A Man in the Netherlands Was Convicted of Condom “Stealthing,” in One of the First Major Cases of Its Kind

Stealthing refers to removing a condom during sex without the consent or awareness of other partners.

Credit: Getty Images
Credit: Getty Images

A man in the Netherlands was found guilty of coercion on March 14 for “stealthing,” or removing a condom during sex without the consent or awareness of other partners. It is reportedly the first conviction of its kind in the country.

The 28-year-old man was given a 3-month suspended prison sentence — meaning he will only serve jail time if he is sentenced for another crime — and was ordered to pay €1,000 ($1,073 USD) in damages to the victim.

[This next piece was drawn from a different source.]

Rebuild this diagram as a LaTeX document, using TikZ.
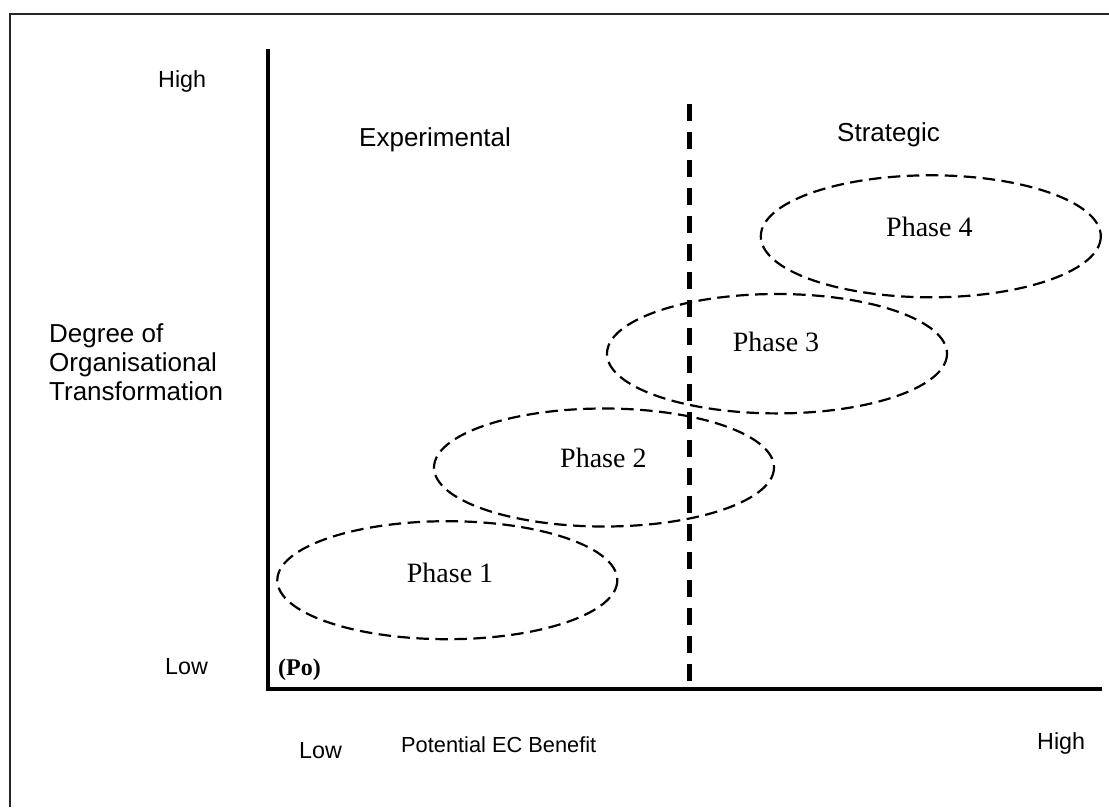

According to a court statement, the man secretly removed the condom during sex, after his partner had requested protection. The court did not find the man guilty of rape but did find him guilty of coercion. “The suspect forced the victim to tolerate having unprotected sex with him,” the translated statement reads. “In doing so, he restricted her personal freedom and abused the trust she had placed in him.”

The case is part of a growing awareness of stealthing, a term first brought into mainstream discourse in a 2017 paper by then-law school student Alexandra Brodsky. There have been efforts in several countries and a few U.S. states to pass laws around the act.

Currently, the offense is not included in the criminal code in the Netherlands. In 2021, California, drawing inspiration from Brodsky’s paper, became the first state in the U.S. to classify stealthing as a civil offense and allow individuals who experience it to seek legal recourse by suing for punitive damages.

In 2021, NowThis spoke to Brodsky, now an attorney for Public Justice, upon the passage of California’s anti-stealthing bill. “When I wrote a paper in law school, I thought that maybe my mom and professor would read it,” she told us at the time. “I truly never dreamed that it would inspire legislation.”